* **To be done**
Identify all lines in the data containing the string "chart". Copy them out.

* **Record list**
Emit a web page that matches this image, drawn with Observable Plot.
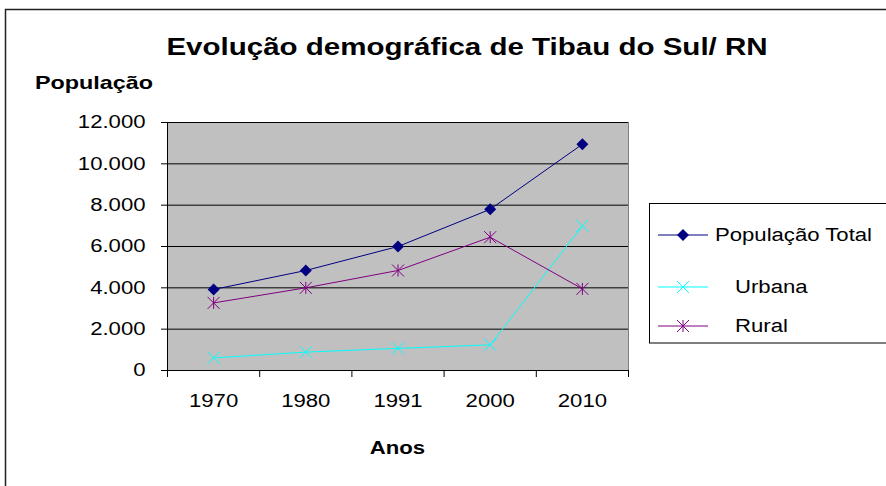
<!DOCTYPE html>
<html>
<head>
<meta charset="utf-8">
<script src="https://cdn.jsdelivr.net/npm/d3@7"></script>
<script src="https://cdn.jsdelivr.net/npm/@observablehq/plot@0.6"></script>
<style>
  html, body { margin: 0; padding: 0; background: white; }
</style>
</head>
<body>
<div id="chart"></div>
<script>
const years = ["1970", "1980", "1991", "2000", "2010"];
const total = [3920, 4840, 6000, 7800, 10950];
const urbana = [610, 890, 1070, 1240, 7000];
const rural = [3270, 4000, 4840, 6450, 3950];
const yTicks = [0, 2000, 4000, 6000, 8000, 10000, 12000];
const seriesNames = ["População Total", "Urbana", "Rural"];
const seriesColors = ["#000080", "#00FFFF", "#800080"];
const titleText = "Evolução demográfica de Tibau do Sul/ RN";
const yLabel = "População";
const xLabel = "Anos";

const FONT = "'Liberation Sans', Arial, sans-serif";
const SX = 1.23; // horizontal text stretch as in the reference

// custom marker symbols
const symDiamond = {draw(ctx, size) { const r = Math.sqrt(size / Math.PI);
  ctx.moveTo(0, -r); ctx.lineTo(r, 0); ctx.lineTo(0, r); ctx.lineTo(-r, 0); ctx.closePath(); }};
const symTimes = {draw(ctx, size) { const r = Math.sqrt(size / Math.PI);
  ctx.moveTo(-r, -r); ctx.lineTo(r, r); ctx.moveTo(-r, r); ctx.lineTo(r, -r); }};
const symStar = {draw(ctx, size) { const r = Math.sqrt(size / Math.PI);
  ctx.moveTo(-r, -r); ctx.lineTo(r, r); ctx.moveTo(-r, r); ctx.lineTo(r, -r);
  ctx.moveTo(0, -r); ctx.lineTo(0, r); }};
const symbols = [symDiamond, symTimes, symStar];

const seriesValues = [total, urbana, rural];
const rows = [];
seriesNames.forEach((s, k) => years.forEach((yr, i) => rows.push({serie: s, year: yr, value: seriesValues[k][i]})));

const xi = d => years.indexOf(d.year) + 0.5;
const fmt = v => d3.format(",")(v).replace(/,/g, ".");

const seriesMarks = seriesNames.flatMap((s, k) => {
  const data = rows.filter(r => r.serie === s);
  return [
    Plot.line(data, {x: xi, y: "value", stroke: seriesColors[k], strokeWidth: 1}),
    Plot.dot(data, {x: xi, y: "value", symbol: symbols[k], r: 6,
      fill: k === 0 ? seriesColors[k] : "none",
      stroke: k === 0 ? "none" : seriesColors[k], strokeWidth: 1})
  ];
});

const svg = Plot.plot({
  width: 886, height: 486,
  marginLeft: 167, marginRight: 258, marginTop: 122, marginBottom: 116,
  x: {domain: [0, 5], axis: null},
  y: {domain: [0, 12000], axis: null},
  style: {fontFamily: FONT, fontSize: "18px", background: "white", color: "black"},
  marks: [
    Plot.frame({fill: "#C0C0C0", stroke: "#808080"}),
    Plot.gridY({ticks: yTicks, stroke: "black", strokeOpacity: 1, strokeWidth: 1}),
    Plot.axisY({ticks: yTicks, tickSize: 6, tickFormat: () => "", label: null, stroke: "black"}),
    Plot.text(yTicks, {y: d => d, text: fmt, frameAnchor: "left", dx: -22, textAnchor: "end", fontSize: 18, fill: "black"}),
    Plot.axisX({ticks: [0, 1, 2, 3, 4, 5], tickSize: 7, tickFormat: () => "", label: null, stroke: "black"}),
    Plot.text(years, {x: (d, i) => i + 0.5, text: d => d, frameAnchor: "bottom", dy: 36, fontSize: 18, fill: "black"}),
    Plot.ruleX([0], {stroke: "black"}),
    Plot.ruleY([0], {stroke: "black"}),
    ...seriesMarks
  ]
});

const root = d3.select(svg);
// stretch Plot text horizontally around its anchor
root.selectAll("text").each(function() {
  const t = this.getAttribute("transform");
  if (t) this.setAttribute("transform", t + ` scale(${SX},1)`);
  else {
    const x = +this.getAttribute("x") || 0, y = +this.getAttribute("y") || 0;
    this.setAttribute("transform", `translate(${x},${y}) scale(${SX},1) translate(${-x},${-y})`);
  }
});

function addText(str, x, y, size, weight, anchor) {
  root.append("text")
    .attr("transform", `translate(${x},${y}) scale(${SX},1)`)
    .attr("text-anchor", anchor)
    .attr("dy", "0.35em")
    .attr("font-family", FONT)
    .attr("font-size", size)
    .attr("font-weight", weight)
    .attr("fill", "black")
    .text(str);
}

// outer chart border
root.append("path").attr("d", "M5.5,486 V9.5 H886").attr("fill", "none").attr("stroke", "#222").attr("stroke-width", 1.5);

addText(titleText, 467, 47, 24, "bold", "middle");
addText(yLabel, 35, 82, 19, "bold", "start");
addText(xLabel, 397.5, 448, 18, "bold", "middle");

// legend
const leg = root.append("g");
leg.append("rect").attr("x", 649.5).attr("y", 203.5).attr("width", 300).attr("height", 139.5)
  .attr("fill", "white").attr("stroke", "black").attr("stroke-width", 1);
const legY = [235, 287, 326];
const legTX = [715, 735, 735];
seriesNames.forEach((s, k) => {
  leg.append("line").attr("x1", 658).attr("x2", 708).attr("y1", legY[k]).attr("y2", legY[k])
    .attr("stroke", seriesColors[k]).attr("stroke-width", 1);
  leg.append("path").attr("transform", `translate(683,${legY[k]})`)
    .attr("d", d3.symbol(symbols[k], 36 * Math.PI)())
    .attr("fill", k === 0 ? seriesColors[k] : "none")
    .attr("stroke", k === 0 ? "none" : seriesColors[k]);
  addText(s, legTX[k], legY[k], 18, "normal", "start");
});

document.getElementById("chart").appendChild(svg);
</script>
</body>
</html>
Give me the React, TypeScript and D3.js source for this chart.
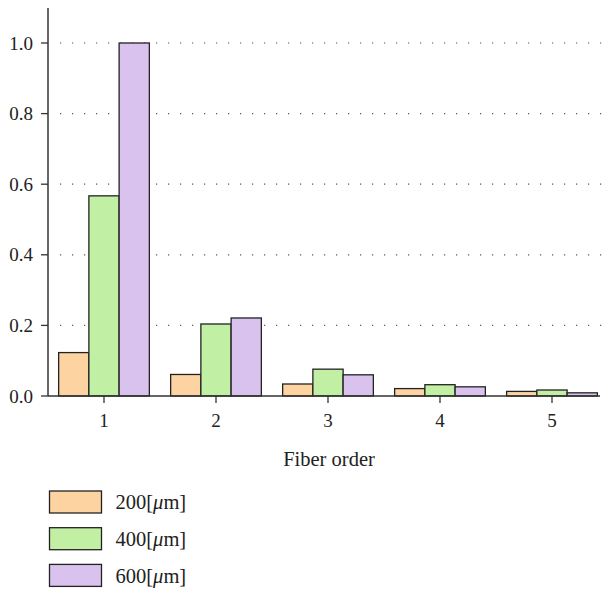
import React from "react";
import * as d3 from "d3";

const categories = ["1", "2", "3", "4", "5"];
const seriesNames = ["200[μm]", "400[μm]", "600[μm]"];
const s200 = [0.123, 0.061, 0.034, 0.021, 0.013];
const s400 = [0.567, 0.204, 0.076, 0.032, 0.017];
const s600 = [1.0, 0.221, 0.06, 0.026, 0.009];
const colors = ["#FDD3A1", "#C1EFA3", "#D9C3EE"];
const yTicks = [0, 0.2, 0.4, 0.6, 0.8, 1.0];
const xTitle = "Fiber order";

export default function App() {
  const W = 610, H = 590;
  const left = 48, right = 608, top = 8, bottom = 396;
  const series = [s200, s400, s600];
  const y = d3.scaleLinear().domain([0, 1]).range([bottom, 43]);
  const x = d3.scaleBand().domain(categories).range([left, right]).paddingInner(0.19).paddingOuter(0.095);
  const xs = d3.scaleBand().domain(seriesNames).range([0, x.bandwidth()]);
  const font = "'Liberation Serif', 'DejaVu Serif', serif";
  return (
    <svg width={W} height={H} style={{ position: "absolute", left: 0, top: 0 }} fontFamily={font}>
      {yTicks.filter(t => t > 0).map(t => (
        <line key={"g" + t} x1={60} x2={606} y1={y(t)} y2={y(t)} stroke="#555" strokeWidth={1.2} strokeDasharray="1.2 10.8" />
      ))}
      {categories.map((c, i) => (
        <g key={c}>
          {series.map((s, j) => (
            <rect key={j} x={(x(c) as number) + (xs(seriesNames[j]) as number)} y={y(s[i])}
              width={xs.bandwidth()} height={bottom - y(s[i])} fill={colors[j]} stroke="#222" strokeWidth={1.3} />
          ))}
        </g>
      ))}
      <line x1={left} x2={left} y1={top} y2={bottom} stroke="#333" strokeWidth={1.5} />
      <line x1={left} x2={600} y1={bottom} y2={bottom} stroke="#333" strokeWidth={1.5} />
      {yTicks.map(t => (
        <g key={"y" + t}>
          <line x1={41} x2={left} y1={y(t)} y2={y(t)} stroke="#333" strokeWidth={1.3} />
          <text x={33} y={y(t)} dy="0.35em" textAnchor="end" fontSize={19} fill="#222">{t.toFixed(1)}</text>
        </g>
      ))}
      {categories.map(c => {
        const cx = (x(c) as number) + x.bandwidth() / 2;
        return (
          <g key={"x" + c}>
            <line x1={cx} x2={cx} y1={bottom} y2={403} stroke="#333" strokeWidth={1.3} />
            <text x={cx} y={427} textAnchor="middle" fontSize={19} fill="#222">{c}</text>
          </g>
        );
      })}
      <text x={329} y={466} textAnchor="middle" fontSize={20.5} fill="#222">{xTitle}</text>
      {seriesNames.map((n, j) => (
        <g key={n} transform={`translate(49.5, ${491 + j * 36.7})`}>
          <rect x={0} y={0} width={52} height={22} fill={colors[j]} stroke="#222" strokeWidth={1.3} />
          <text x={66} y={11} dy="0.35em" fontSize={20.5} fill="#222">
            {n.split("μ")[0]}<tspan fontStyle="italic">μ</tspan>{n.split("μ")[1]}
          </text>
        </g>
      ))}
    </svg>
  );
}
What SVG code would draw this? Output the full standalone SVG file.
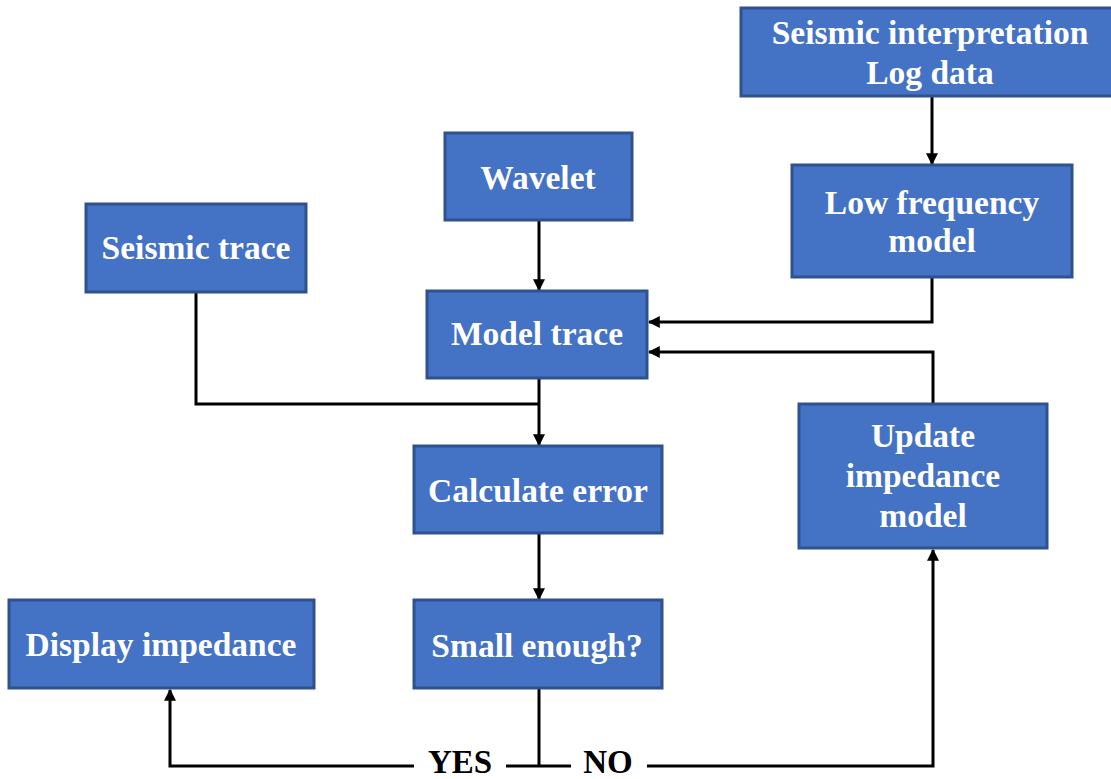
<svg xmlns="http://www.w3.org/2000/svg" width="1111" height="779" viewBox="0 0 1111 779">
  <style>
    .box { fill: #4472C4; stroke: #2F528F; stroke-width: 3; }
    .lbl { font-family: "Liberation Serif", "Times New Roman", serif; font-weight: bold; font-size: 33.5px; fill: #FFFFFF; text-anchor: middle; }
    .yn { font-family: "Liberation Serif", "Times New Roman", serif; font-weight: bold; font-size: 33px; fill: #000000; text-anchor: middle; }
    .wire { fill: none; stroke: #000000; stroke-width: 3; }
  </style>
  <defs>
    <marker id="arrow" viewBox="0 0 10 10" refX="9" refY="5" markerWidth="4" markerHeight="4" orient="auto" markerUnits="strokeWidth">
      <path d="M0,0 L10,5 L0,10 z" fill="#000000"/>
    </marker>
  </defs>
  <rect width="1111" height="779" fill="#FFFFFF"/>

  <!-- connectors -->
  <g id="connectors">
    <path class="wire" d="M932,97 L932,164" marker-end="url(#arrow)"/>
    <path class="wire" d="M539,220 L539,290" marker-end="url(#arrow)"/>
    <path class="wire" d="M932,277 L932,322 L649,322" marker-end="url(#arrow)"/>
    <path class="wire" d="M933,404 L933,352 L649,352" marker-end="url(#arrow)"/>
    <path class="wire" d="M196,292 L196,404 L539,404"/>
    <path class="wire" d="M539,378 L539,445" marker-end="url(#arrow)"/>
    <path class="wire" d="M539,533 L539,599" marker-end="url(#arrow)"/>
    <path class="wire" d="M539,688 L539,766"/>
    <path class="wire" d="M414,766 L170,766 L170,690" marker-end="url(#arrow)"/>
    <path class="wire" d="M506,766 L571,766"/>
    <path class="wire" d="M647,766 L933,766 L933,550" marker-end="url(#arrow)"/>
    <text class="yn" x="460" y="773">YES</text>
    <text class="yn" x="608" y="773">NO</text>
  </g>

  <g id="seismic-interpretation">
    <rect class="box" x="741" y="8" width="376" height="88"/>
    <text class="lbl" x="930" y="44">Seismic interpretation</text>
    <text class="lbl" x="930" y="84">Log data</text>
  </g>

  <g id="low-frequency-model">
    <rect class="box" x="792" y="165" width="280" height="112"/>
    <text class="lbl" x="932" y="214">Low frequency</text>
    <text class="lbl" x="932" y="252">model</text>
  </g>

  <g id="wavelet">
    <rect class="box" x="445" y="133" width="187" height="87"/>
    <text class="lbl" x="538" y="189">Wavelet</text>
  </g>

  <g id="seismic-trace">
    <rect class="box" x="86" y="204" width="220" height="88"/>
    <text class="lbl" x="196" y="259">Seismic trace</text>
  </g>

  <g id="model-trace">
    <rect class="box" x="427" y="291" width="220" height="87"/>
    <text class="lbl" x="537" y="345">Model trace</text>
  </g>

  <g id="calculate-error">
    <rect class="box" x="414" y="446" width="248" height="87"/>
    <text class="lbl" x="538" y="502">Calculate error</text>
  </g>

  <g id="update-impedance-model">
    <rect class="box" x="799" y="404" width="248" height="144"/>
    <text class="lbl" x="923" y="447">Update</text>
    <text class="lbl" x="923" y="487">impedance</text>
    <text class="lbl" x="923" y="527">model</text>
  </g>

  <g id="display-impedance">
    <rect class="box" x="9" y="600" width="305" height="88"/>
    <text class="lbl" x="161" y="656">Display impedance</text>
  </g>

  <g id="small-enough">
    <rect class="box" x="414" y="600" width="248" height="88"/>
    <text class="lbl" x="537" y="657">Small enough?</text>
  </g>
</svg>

* **Solution to this problem**
<div id="chart"></div>
// outer chart border
document.getElementById("chart").appendChild(svg);
Give me the React, TypeScript and D3.js source for this chart.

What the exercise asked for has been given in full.